WHAT IS REQUIRED
Write the data out again exactly, dropping any images it holds.

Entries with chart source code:
__________
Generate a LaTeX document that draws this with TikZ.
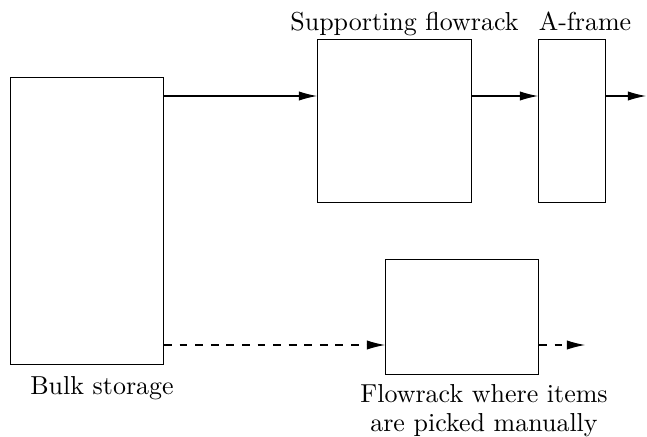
\documentclass[tikz,border=0pt]{standalone}
\usetikzlibrary{arrows.meta}

\newcommand\px{0.385pt}

\tikzset{
  rack/.style={draw, inner sep=0pt, anchor=north west},
  flow/.style={-{Latex[length=7pt,width=3.6pt]}},
  rackname/.style={anchor=base, inner sep=0pt},
}

\begin{document}
\begin{tikzpicture}[x=\px, y=-\px]
            \useasboundingbox (0,0) rectangle (647,436);
            \node[rack, minimum width=153*\px, minimum height=287*\px] (bulk) at (10,77) {};
            \node[rack, minimum width=154*\px, minimum height=163*\px] (support) at (317,39) {};
            \node[rack, minimum width=67*\px, minimum height=163*\px] (aframe) at (538,39) {};
            \node[rack, minimum width=153*\px, minimum height=115*\px] (manual) at (385,259) {};
            \node[rackname] (bulklbl) at (102,394) {Bulk storage};
            \node[rackname] (supportlbl) at (404.5,30) {Supporting flowrack};
            \node[rackname] (aframelbl) at (585,30) {A-frame};
            \node[rackname, align=center, font=\fontsize{10}{10.8}\selectfont] (manuallbl) at (484,431) {Flowrack where items\\are picked manually};
            \coordinate (toprow) at (0,96);
            \coordinate (botrow) at (0,345);
            \coordinate (outtop) at (646,96);
            \coordinate (outbot) at (585,345);
            \draw[flow] (bulk.east |- toprow) -- (support.west |- toprow);
            \draw[flow] (support.east |- toprow) -- (aframe.west |- toprow);
            \draw[flow] (aframe.east |- toprow) -- (outtop);
            \draw[flow, dashed] (bulk.east |- botrow) -- (manual.west |- botrow);
            \draw[flow, dashed] (manual.east |- botrow) -- (outbot);
        \end{tikzpicture}
\end{document}
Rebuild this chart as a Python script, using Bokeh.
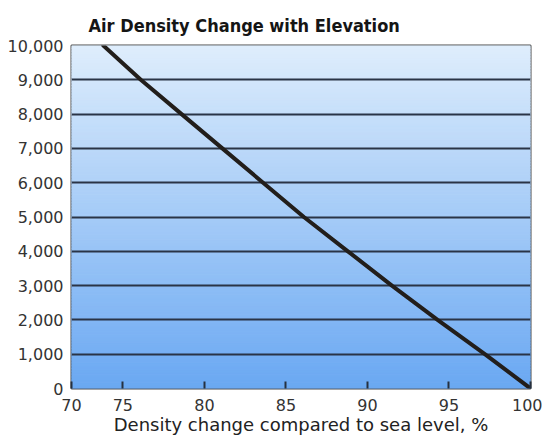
__________
OUTPUT FOR THIS TASK
Generate a LaTeX document that draws this with TikZ.
\documentclass[tikz,border=0pt]{standalone}
\usetikzlibrary{arrows.meta}

\newcommand\px{0.385pt}

\tikzset{
  rack/.style={draw, inner sep=0pt, anchor=north west},
  flow/.style={-{Latex[length=7pt,width=3.6pt]}},
  rackname/.style={anchor=base, inner sep=0pt},
}

\begin{document}
\begin{tikzpicture}[x=\px, y=-\px]
            \useasboundingbox (0,0) rectangle (647,436);
            \node[rack, minimum width=153*\px, minimum height=287*\px] (bulk) at (10,77) {};
            \node[rack, minimum width=154*\px, minimum height=163*\px] (support) at (317,39) {};
            \node[rack, minimum width=67*\px, minimum height=163*\px] (aframe) at (538,39) {};
            \node[rack, minimum width=153*\px, minimum height=115*\px] (manual) at (385,259) {};
            \node[rackname] (bulklbl) at (102,394) {Bulk storage};
            \node[rackname] (supportlbl) at (404.5,30) {Supporting flowrack};
            \node[rackname] (aframelbl) at (585,30) {A-frame};
            \node[rackname, align=center, font=\fontsize{10}{10.8}\selectfont] (manuallbl) at (484,431) {Flowrack where items\\are picked manually};
            \coordinate (toprow) at (0,96);
            \coordinate (botrow) at (0,345);
            \coordinate (outtop) at (646,96);
            \coordinate (outbot) at (585,345);
            \draw[flow] (bulk.east |- toprow) -- (support.west |- toprow);
            \draw[flow] (support.east |- toprow) -- (aframe.west |- toprow);
            \draw[flow] (aframe.east |- toprow) -- (outtop);
            \draw[flow, dashed] (bulk.east |- botrow) -- (manual.west |- botrow);
            \draw[flow, dashed] (manual.east |- botrow) -- (outbot);
        \end{tikzpicture}
\end{document}
Rebuild this chart as a Python script, using Bokeh.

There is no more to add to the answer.